For this new DCS, set the Data Manager purging rules as needed and clear the Overall duration checkbox for the Stop Condition. Now we have a DCS that we can start and when we stop it, it quickly stops, creates a very small, useless report and purges the oldest data. By clearing the Overall duration checkbox, this DCS will run until stopped by another method (manual or scripted). It will not stop on its own.

On my customer’s busy DCs we can’t let the collection run too long, otherwise there’s a chance a report can never be generated so our plan is to stop and start the DCS once an hour. The built in scheduler on the DCS properties isn’t that great so we’ll use Task Manager instead.  We created a small batch file with these commands:
logman.exe stop AD_DCS_NoReport
logman.exe start AD_DCS_NoReport
Then we created a task that ran under the SYSTEM account that ran that batch file once an hour.

After the event reoccurred, we knew what collection set the data should be in, so we needed to generate a report for that particular 1 hour block, which we have to do manually. In each DCS collection folder, you should see four files: Active Directory.etl, AD Registry.xml, NtKernel.etl and Performance Counter.blg. There is a fifth file that we need to generate the report. We will manually create it. Create a new text file in the folder called reportdefinition.txt. In that text file, add the following XML and save it.
<Report name="wpdcAdvisor" version="1" threshold="9999"><Import file="%systemroot%\pla\reports\Report.System.Common.xml"/><Import file="%systemroot%\pla\reports\Report.System.Summary.xml"/><Import file="%systemroot%\pla\reports\Report.System.Performance.xml"/><Import file="%systemroot%\pla\reports\Report.System.CPU.xml"/><Import file="%systemroot%\pla\reports\Report.System.Network.xml"/><Import file="%systemroot%\pla\reports\Report.System.Disk.xml"/><Import file="%systemroot%\pla\reports\Report.System.Memory.xml"/><Import file="%systemroot%\pla\reports\Report.System.Configuration.xml"/><Import file="%systemroot%\pla\Reports\Report.AD.xml"/></Report>
You may recognize that these are the same files that show up in the XML that we edited.

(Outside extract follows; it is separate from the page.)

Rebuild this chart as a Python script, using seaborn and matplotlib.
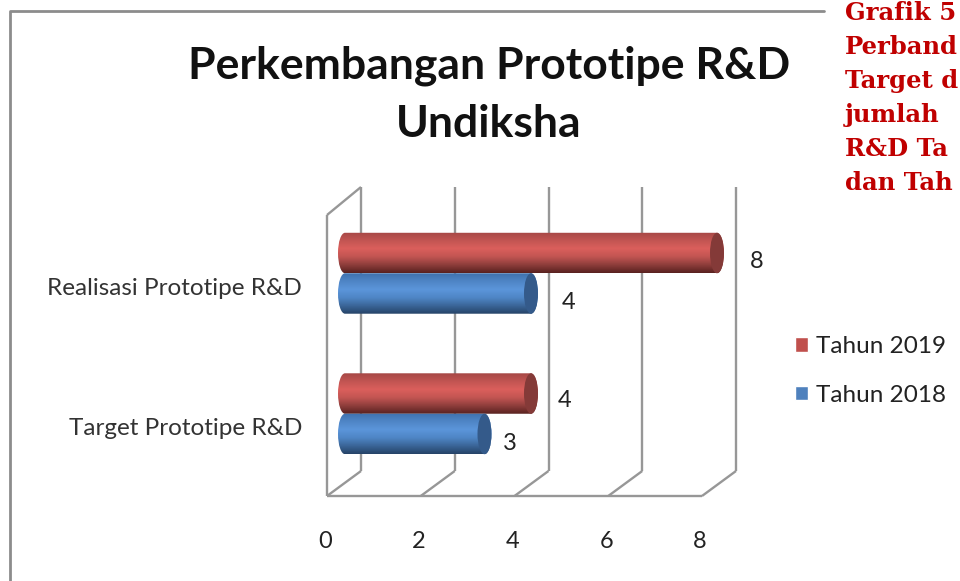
import numpy as np
import pandas as pd
import matplotlib
matplotlib.use("Agg")
import matplotlib.pyplot as plt
import seaborn as sns
from matplotlib.colors import LinearSegmentedColormap
from matplotlib.lines import Line2D
from matplotlib.patches import Ellipse, PathPatch
from matplotlib.path import Path
from matplotlib.transforms import ScaledTranslation

categories = ["Realisasi Prototipe R&D", "Target Prototipe R&D"]
tahun_2019 = [8, 4]
tahun_2018 = [4, 3]
series_names = ["Tahun 2019", "Tahun 2018"]
x_ticks = [0, 2, 4, 6, 8]
side_text = ["Grafik 5", "Perband", "Target d", "jumlah", "R&D Ta", "dan Tah"]

W, H = 960, 581
sns.set_theme(style="white")
plt.rcParams["font.family"] = ["Lato", "DejaVu Sans"]

df = pd.DataFrame({
    "kategori": categories * 2,
    "tahun": [series_names[0]] * 2 + [series_names[1]] * 2,
    "nilai": tahun_2019 + tahun_2018,
})

colors = {"Tahun 2019": "#C0504D", "Tahun 2018": "#4F81BD"}
cap_colors = {"Tahun 2019": "#843A38", "Tahun 2018": "#345A8A"}
ramps = {
    "Tahun 2019": ["#A64846", "#C25552", "#DB5F5C", "#C25552", "#8F3E3C", "#5A2220"],
    "Tahun 2018": ["#3F72AE", "#4F86C6", "#5B95DA", "#4F86C6", "#3B6699", "#264468"],
}


def px_axes(left, top, right, bottom):
    return fig.add_axes([left / W, 1 - bottom / H, (right - left) / W, (bottom - top) / H])


fig = plt.figure(figsize=(W / 100, H / 100), dpi=100, facecolor="white")

# 3D walls behind the bars
wall = px_axes(327, 187, 702, 496)
wall.set_xlim(0, 8)
wall.set_ylim(0, 309)
depth_x = 34 / (375 / 8)
line_style = dict(color="#979797", lw=1.7, clip_on=False, solid_capstyle="butt")
for t in x_ticks:
    wall.plot([t, t + depth_x], [0, 25], **line_style)
    wall.plot([t + depth_x, t + depth_x], [25, 309], **line_style)
wall.plot([0, 8], [0, 0], **line_style)
wall.plot([0, 0], [0, 281], **line_style)
wall.plot([0, depth_x], [281, 309], **line_style)
wall.set_xticks(x_ticks)
wall.set_xticklabels([str(t) for t in x_ticks], fontsize=17, color="#222222")
wall.tick_params(axis="x", length=0, pad=25.5)
for lab in wall.get_xticklabels():
    lab.set_transform(lab.get_transform() + ScaledTranslation(-0.02, 0, fig.dpi_scale_trans))
wall.set_yticks([])
sns.despine(ax=wall, left=True, bottom=True)
wall.patch.set_alpha(0)

# bars, x=0 sits 18 px right of the front corner
ax = px_axes(345, 203, 345 + 372, 484)
ax.patch.set_alpha(0)
sns.barplot(data=df, y="kategori", x="nilai", hue="tahun", hue_order=series_names,
            order=categories, palette=colors, orient="h", width=0.576, gap=0,
            saturation=1, ax=ax, legend=True)
ax.set_xlim(0, 8)
ax.set_ylim(1.5, -0.5)
handles, labels = ax.get_legend_handles_labels()
ax.get_legend().remove()

cap = 7 / (372 / 8)
k = 0.5523
for container, name in zip(ax.containers, series_names):
    cmap = LinearSegmentedColormap.from_list(name, ramps[name])
    for bar in container:
        x0, w = bar.get_x(), bar.get_width()
        y0, h = bar.get_y(), bar.get_height()
        x1 = x0 + w
        y1 = y0 + h
        ym = y0 + h / 2
        bar.set_visible(False)
        verts = [(x0, y0), (x1, y0),
                 (x1 + cap * k, y0), (x1 + cap, ym - h / 2 * k), (x1 + cap, ym),
                 (x1 + cap, ym + h / 2 * k), (x1 + cap * k, y1), (x1, y1),
                 (x0, y1),
                 (x0 - cap * k, y1), (x0 - cap, ym + h / 2 * k), (x0 - cap, ym),
                 (x0 - cap, ym - h / 2 * k), (x0 - cap * k, y0), (x0, y0)]
        codes = [Path.MOVETO, Path.LINETO] + [Path.CURVE4] * 6 + [Path.LINETO] + [Path.CURVE4] * 6
        outline = PathPatch(Path(verts, codes), fc="none", ec="none", transform=ax.transData)
        ax.add_patch(outline)
        grad = np.linspace(0, 1, 64).reshape(-1, 1)
        im = ax.imshow(grad, cmap=cmap, aspect="auto", extent=[x0 - cap, x1 + cap, y1, y0],
                       origin="upper", zorder=2, interpolation="bilinear")
        im.set_clip_box(fig.bbox)
        im.set_clip_path(outline)
        ax.add_patch(Ellipse((x1, ym), 2 * cap, h, fc=cap_colors[name], ec="none",
                             zorder=3, clip_on=False))
ax.set_xlim(0, 8)
ax.set_ylim(1.5, -0.5)

# value labels sit by hand to the right of each cylinder
label_shift = [(40, -8), (34, -7), (38, -9), (25, -10)]
values = tahun_2019 + tahun_2018
rows = [0, 1, 0, 1]
for i, (v, row, shift) in enumerate(zip(values, rows, label_shift)):
    bar = ax.containers[i // 2][row]
    bar_y = bar.get_y() + bar.get_height() / 2
    ax.annotate(str(v), (v, bar_y), xytext=shift, textcoords="offset pixels",
                ha="center", va="center", fontsize=17, color="#222222", annotation_clip=False)

for i, cat in enumerate(categories):
    ax.annotate(cat, (0, i), xytext=(-43, -15), textcoords="offset pixels", ha="right",
                va="center", fontsize=17.5, color="#333333", annotation_clip=False)
ax.set_yticks([])
ax.set_xticks([])
ax.set_xlabel("")
ax.set_ylabel("")
sns.despine(ax=ax, left=True, bottom=True)

fig.text(489 / W, 1 - 66 / H, "Perkembangan Prototipe R&D", ha="center", va="center",
         fontsize=32, fontweight="bold", color="#111111")
fig.text(489 / W, 1 - 124 / H, "Undiksha", ha="center", va="center",
         fontsize=32, fontweight="bold", color="#111111")

fig.legend(handles, labels, loc="center left", bbox_to_anchor=(773 / W, 1 - 371 / H),
           frameon=False, fontsize=17.5, handlelength=0.55, handleheight=0.55,
           labelspacing=1.13, handletextpad=0.3, labelcolor="#222222")

# outer chart frame, cut off by the page
fig.add_artist(Line2D([10 / W, 10 / W, 824 / W], [0, 1 - 11 / H, 1 - 11 / H],
                      color="#8C8C8C", lw=2, transform=fig.transFigure))

for i, line in enumerate(side_text):
    fig.text(845 / W, 1 - (19.5 + 34.2 * i) / H, line, ha="left", va="baseline",
             fontsize=17.5, fontweight="bold", color="#C00000",
             family=["DejaVu Serif"])

fig.savefig("out.png", dpi=100)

Finally, execute the following command line from within the capture directory you want to use for the report.
tracerpt.exe *.blg *.etl -df reportdefinition.txt -report report.html -f html
If everything went right, you should end up with a normal DCS diagnostic report that you can review which covers the time period from when the event occurred.

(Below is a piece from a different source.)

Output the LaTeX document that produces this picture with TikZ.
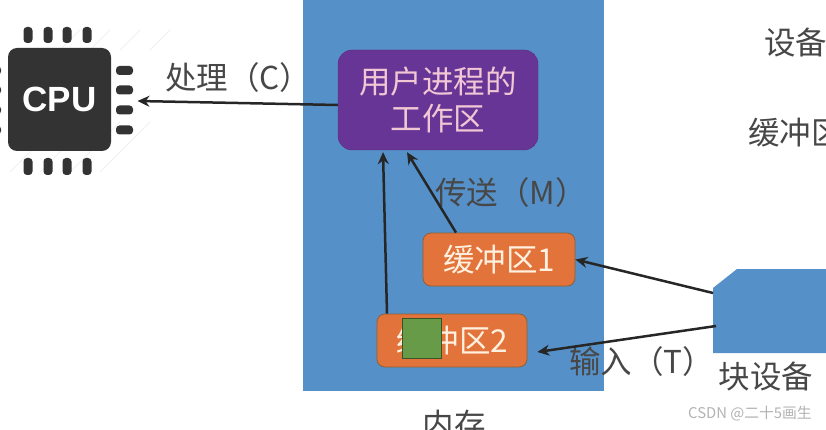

As a neat trick, if you need to see more than the top 25 items that the report defaults to, you can run the following command to get full XML output:
tracerpt.exe –lr "Active Directory.etl"
For additional reading on similar issues that led me to this solution, I offer up the Canberry PFE team blog Issues with Perfmon reporting - Turning ETL into HTML, the Directory Services Team blog Are your DCs too busy to be monitored?: AD Data Collector Set solutions for long report compile times or report data deletion and the Core Infrastructure and Security blog Taming Perfmon: Data Collector Sets.